5)Definition of Independent Director as contained in Clause 49 of the Listing Agreement---
For the purpose of the sub-clause (ii), the expression ‘independent director’ shall mean a non-executive director of the company who:
a. apart from receiving director’s remuneration, does not have any material pecuniary relationships or transactions with the company, its promoters, its directors, its senior management or its holding company, its subsidiaries and associates which may affect independence of the director;
b. is not related to promoters or persons occupying management positions at the board level or at one level below the board;
c. has not been an executive of the company in the immediately preceding three financial years;
d. is not a partner or an executive or was not partner or an executive during the preceding three years, of any of the following:
i. the statutory audit firm or the internal audit firm that is associated with the company, and
ii. the legal firm(s) and consulting firm(s) that have a material association with the company.
e. is not a material supplier, service provider or customer or a lessor or lessee of the company, which may affect independence of the director;
f. is not a substantial shareholder of the company i.e. owning two percent or more of the block of voting shares.

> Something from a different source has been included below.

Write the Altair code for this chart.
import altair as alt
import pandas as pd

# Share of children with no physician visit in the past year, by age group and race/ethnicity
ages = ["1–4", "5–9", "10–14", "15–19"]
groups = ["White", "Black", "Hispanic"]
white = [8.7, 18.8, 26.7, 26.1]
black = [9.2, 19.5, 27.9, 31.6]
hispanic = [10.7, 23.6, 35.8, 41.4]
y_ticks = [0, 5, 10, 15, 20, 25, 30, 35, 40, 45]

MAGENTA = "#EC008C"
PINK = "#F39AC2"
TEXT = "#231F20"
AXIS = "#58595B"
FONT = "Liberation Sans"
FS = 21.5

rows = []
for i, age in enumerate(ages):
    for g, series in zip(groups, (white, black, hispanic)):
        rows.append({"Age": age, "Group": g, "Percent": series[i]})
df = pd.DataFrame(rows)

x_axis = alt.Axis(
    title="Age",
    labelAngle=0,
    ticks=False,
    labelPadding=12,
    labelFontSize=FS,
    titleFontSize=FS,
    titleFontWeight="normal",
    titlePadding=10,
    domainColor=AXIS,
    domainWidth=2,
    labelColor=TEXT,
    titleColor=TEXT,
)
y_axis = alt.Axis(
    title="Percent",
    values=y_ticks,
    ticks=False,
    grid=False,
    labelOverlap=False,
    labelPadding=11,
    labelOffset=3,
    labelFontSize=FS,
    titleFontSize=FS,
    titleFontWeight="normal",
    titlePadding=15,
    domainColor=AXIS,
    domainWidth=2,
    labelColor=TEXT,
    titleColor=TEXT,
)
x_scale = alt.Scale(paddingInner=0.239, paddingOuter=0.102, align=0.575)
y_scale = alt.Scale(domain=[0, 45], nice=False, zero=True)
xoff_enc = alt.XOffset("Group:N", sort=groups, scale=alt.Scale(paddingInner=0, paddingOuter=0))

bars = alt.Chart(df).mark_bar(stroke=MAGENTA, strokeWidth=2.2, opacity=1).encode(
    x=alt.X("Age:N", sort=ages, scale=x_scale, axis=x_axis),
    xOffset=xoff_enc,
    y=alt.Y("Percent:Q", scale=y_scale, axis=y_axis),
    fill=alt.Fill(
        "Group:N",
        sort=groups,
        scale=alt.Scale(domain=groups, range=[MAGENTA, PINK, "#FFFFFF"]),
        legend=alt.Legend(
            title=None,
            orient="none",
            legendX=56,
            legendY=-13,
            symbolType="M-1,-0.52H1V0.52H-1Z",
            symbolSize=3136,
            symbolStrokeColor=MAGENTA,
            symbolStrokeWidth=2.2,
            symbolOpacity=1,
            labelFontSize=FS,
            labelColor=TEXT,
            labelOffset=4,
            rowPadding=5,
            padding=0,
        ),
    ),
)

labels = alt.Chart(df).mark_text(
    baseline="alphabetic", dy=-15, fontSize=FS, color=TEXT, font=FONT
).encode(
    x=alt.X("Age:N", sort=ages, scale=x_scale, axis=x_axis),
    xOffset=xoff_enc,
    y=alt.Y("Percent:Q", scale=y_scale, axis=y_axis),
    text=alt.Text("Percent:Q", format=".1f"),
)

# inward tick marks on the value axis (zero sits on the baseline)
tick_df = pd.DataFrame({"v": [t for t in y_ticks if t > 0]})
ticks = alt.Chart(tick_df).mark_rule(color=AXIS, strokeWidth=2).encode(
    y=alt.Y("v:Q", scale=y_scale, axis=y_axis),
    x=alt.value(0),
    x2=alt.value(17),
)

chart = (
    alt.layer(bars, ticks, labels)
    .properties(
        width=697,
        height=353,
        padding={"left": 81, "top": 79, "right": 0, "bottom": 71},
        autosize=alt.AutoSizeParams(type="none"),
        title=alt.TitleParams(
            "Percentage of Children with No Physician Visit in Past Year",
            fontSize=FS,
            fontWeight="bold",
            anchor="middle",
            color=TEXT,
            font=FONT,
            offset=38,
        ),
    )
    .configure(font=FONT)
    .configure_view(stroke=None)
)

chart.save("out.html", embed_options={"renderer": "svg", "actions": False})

g. is not less than 21 years of age.
6) As per Sub-clause (5) of Clause 149 of The Companies Bill, 2011 an independent director in relation to a company, means a director other than a managing director or a whole-time director or a nominee director—
(a) who, in the opinion of the Board, is a person of integrity and possesses relevant expertise and experience;
(b)(i) who is or was not a promoter of the company or its holding, subsidiary or associate company;
(ii) who is not related to promoters or directors in the company, its holding, subsidiary or associate company;
(c) who has or had no pecuniary relationship with the company, its holding, subsidiary or associate company, or their promoters, or directors, during the two immediately preceding financial years or during the current financial year;
(d) none of whose relatives has or had pecuniary relationship or transaction with the company, its holding, subsidiary or associate company, or their promoters, or directors, amounting to two per cent. or more of its gross turnover or total income or fifty lakh rupees or such higher amount as may be prescribed, whichever is lower, during the two immediately preceding financial years or during the current financial year;
(e) who, neither himself nor any of his relatives—
(i) holds or has held the position of a key managerial personnel or is or has been employee of the company or its holding, subsidiary or associate company in any of the three financial years immediately preceding the financial year in which he is proposed to be appointed;
(ii) is or has been an employee or proprietor or a partner, in any of the three financial years immediately preceding the financial year in which he is proposed to be appointed, of—
(A) a firm of auditors or company secretaries in practice or cost auditor of the company or its holding, subsidiary or associate company; or
(B) any legal or a consulting firm that has or had any transaction with the company, its holding, subsidiary or associate company amounting to ten per cent. or more of the gross turnover of such firm;
(iii) holds together with his relatives two per cent. or more of the total voting power of the company; or
(iv) is a Chief Executive or director, by whatever name called, of any nonprofit organisation that receives twenty-five per cent. or more of its receipts from the company, any of its promoters, directors or its holding, subsidiary or associate company or that holds two per cent. or more of the total voting power of the company; or
(f) who possesses such other qualifications as may be prescribed.